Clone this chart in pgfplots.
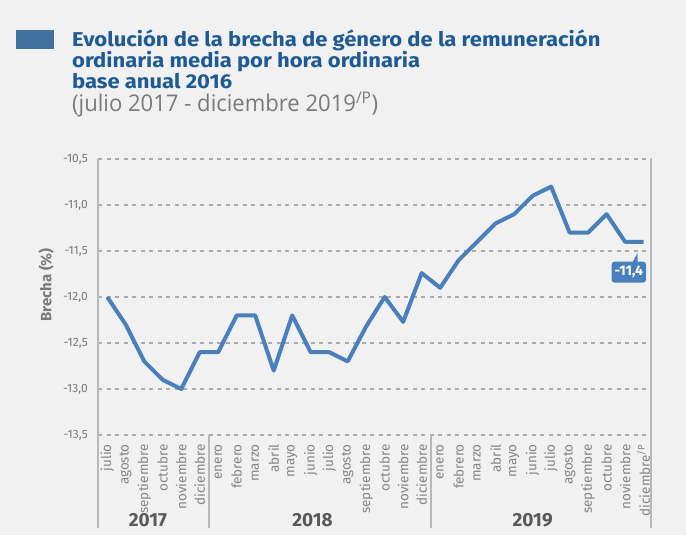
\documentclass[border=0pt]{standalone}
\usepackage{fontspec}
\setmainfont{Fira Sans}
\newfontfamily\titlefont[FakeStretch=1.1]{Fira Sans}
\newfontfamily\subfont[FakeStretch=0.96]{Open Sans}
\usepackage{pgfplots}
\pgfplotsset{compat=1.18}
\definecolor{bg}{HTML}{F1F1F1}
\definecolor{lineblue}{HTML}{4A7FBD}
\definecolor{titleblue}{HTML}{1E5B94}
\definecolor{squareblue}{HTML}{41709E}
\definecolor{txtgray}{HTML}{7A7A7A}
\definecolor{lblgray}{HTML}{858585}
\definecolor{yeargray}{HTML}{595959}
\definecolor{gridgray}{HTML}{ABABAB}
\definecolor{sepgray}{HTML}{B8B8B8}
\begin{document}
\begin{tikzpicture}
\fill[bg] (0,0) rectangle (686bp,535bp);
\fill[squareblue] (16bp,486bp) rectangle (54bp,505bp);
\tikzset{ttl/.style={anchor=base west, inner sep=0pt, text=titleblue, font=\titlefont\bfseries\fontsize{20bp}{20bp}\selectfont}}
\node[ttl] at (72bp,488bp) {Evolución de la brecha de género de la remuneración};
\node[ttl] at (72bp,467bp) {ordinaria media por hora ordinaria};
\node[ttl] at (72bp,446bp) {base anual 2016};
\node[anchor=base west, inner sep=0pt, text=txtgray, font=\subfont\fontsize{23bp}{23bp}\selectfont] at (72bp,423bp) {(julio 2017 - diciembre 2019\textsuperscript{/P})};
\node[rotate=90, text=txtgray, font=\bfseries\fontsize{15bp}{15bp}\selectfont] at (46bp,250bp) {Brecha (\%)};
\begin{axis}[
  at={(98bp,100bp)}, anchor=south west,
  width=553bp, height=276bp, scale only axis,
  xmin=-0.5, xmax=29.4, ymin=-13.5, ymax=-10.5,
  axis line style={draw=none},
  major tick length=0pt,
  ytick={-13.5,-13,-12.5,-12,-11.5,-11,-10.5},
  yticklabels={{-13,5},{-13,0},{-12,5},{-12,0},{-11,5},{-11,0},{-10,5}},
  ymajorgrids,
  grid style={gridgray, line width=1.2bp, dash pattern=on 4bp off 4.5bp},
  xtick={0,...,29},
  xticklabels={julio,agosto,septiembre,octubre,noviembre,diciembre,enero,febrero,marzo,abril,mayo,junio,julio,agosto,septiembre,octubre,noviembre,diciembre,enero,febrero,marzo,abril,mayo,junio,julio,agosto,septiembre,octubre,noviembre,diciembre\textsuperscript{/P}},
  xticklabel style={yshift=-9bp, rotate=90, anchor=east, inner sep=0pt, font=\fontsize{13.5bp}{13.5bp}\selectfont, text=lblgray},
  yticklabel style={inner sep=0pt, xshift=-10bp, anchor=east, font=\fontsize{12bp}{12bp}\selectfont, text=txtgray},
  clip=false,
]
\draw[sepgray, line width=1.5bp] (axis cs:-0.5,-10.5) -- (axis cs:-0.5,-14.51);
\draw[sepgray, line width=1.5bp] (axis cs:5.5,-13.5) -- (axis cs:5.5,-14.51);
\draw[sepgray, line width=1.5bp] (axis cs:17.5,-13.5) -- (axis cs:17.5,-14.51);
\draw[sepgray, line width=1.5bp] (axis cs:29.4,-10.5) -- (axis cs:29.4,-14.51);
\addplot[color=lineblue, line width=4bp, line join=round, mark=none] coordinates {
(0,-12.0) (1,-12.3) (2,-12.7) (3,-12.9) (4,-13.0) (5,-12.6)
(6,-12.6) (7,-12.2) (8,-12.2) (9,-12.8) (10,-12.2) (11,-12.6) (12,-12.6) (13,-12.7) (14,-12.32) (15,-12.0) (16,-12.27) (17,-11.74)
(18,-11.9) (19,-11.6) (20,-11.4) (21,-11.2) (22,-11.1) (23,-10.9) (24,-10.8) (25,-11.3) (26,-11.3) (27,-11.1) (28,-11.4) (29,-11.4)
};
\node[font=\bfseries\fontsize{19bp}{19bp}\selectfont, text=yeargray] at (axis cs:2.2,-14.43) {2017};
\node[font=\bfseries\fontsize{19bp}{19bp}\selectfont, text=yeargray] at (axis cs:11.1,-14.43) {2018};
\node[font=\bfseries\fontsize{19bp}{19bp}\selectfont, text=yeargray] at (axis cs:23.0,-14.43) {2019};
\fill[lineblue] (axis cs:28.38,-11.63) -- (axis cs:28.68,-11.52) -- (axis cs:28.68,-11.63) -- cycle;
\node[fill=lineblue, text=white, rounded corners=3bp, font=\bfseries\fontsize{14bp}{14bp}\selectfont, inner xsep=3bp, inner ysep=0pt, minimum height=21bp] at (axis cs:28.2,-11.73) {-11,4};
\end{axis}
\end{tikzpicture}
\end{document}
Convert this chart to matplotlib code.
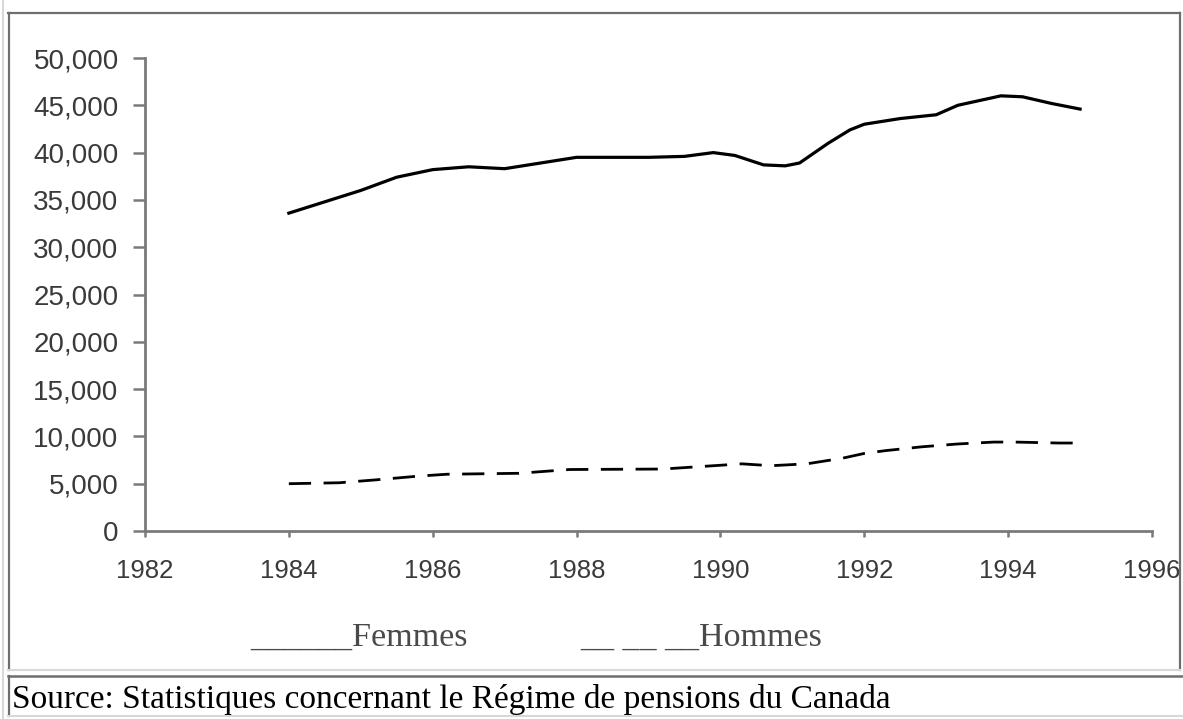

----

* [TASK]
Copy the data character for character, but drop all pictures from the copy.

* [RESPONSE TO THE TASK]
Clone this chart in pgfplots.
\documentclass[border=0pt]{standalone}
\usepackage{fontspec}
\setmainfont{Fira Sans}
\newfontfamily\titlefont[FakeStretch=1.1]{Fira Sans}
\newfontfamily\subfont[FakeStretch=0.96]{Open Sans}
\usepackage{pgfplots}
\pgfplotsset{compat=1.18}
\definecolor{bg}{HTML}{F1F1F1}
\definecolor{lineblue}{HTML}{4A7FBD}
\definecolor{titleblue}{HTML}{1E5B94}
\definecolor{squareblue}{HTML}{41709E}
\definecolor{txtgray}{HTML}{7A7A7A}
\definecolor{lblgray}{HTML}{858585}
\definecolor{yeargray}{HTML}{595959}
\definecolor{gridgray}{HTML}{ABABAB}
\definecolor{sepgray}{HTML}{B8B8B8}
\begin{document}
\begin{tikzpicture}
\fill[bg] (0,0) rectangle (686bp,535bp);
\fill[squareblue] (16bp,486bp) rectangle (54bp,505bp);
\tikzset{ttl/.style={anchor=base west, inner sep=0pt, text=titleblue, font=\titlefont\bfseries\fontsize{20bp}{20bp}\selectfont}}
\node[ttl] at (72bp,488bp) {Evolución de la brecha de género de la remuneración};
\node[ttl] at (72bp,467bp) {ordinaria media por hora ordinaria};
\node[ttl] at (72bp,446bp) {base anual 2016};
\node[anchor=base west, inner sep=0pt, text=txtgray, font=\subfont\fontsize{23bp}{23bp}\selectfont] at (72bp,423bp) {(julio 2017 - diciembre 2019\textsuperscript{/P})};
\node[rotate=90, text=txtgray, font=\bfseries\fontsize{15bp}{15bp}\selectfont] at (46bp,250bp) {Brecha (\%)};
\begin{axis}[
  at={(98bp,100bp)}, anchor=south west,
  width=553bp, height=276bp, scale only axis,
  xmin=-0.5, xmax=29.4, ymin=-13.5, ymax=-10.5,
  axis line style={draw=none},
  major tick length=0pt,
  ytick={-13.5,-13,-12.5,-12,-11.5,-11,-10.5},
  yticklabels={{-13,5},{-13,0},{-12,5},{-12,0},{-11,5},{-11,0},{-10,5}},
  ymajorgrids,
  grid style={gridgray, line width=1.2bp, dash pattern=on 4bp off 4.5bp},
  xtick={0,...,29},
  xticklabels={julio,agosto,septiembre,octubre,noviembre,diciembre,enero,febrero,marzo,abril,mayo,junio,julio,agosto,septiembre,octubre,noviembre,diciembre,enero,febrero,marzo,abril,mayo,junio,julio,agosto,septiembre,octubre,noviembre,diciembre\textsuperscript{/P}},
  xticklabel style={yshift=-9bp, rotate=90, anchor=east, inner sep=0pt, font=\fontsize{13.5bp}{13.5bp}\selectfont, text=lblgray},
  yticklabel style={inner sep=0pt, xshift=-10bp, anchor=east, font=\fontsize{12bp}{12bp}\selectfont, text=txtgray},
  clip=false,
]
\draw[sepgray, line width=1.5bp] (axis cs:-0.5,-10.5) -- (axis cs:-0.5,-14.51);
\draw[sepgray, line width=1.5bp] (axis cs:5.5,-13.5) -- (axis cs:5.5,-14.51);
\draw[sepgray, line width=1.5bp] (axis cs:17.5,-13.5) -- (axis cs:17.5,-14.51);
\draw[sepgray, line width=1.5bp] (axis cs:29.4,-10.5) -- (axis cs:29.4,-14.51);
\addplot[color=lineblue, line width=4bp, line join=round, mark=none] coordinates {
(0,-12.0) (1,-12.3) (2,-12.7) (3,-12.9) (4,-13.0) (5,-12.6)
(6,-12.6) (7,-12.2) (8,-12.2) (9,-12.8) (10,-12.2) (11,-12.6) (12,-12.6) (13,-12.7) (14,-12.32) (15,-12.0) (16,-12.27) (17,-11.74)
(18,-11.9) (19,-11.6) (20,-11.4) (21,-11.2) (22,-11.1) (23,-10.9) (24,-10.8) (25,-11.3) (26,-11.3) (27,-11.1) (28,-11.4) (29,-11.4)
};
\node[font=\bfseries\fontsize{19bp}{19bp}\selectfont, text=yeargray] at (axis cs:2.2,-14.43) {2017};
\node[font=\bfseries\fontsize{19bp}{19bp}\selectfont, text=yeargray] at (axis cs:11.1,-14.43) {2018};
\node[font=\bfseries\fontsize{19bp}{19bp}\selectfont, text=yeargray] at (axis cs:23.0,-14.43) {2019};
\fill[lineblue] (axis cs:28.38,-11.63) -- (axis cs:28.68,-11.52) -- (axis cs:28.68,-11.63) -- cycle;
\node[fill=lineblue, text=white, rounded corners=3bp, font=\bfseries\fontsize{14bp}{14bp}\selectfont, inner xsep=3bp, inner ysep=0pt, minimum height=21bp] at (axis cs:28.2,-11.73) {-11,4};
\end{axis}
\end{tikzpicture}
\end{document}
Convert this chart to matplotlib code.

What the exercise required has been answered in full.